----- Provided material

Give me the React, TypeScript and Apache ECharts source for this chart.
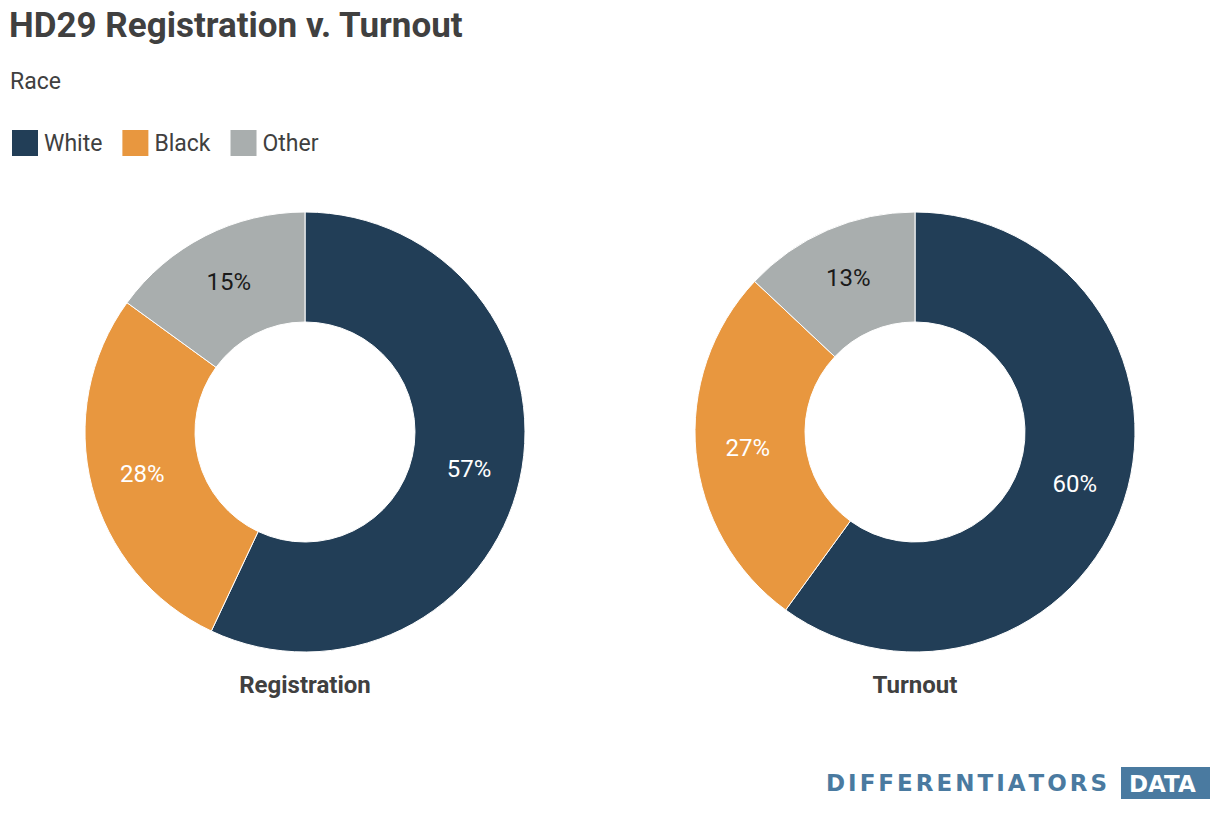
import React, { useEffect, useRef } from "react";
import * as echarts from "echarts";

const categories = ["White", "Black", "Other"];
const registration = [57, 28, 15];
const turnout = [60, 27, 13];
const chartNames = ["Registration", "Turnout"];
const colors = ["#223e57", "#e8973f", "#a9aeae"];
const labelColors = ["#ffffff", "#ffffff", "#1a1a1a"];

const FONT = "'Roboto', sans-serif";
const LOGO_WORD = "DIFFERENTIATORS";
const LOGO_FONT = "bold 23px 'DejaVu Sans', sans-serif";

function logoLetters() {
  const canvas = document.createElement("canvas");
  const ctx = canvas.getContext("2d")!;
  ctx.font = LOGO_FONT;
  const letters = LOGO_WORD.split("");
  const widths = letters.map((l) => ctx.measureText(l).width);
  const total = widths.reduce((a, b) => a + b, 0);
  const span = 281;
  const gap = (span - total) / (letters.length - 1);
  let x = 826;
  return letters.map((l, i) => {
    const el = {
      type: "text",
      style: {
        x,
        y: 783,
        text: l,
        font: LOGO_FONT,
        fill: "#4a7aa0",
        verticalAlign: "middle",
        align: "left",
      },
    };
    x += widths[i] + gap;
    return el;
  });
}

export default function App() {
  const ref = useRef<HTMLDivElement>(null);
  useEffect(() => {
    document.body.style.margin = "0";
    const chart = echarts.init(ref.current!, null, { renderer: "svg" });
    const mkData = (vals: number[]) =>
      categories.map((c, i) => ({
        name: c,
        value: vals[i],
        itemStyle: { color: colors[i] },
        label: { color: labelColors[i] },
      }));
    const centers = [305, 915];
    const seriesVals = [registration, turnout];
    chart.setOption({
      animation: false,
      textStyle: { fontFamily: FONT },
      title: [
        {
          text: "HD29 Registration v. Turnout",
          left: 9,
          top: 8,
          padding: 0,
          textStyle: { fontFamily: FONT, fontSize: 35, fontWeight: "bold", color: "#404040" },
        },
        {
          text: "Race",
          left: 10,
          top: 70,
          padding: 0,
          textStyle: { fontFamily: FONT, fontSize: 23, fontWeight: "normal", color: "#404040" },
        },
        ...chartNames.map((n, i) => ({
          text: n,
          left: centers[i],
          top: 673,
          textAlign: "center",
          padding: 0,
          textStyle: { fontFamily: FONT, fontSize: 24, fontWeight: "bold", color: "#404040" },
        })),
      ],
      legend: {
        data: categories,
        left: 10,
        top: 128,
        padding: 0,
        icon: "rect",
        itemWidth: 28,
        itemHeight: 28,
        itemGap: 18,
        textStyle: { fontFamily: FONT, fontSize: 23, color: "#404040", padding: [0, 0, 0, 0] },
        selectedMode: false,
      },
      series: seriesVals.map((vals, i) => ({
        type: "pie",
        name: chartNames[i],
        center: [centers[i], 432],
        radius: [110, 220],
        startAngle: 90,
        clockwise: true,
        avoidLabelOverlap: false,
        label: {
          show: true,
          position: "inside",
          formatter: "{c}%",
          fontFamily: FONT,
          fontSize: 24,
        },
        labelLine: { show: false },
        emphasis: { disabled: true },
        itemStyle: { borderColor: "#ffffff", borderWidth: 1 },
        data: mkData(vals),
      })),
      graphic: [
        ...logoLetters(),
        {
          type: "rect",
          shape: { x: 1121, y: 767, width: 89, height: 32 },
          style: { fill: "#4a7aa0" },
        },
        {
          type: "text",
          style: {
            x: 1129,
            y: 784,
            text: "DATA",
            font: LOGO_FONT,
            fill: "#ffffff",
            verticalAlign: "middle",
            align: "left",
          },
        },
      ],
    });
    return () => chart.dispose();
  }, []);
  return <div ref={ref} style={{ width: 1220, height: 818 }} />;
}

----------

§ **To be done**:
Using the data above, copy each line that contains "React".

§ **Solution**:
Give me the React, TypeScript and Apache ECharts source for this chart.
import React, { useEffect, useRef } from "react";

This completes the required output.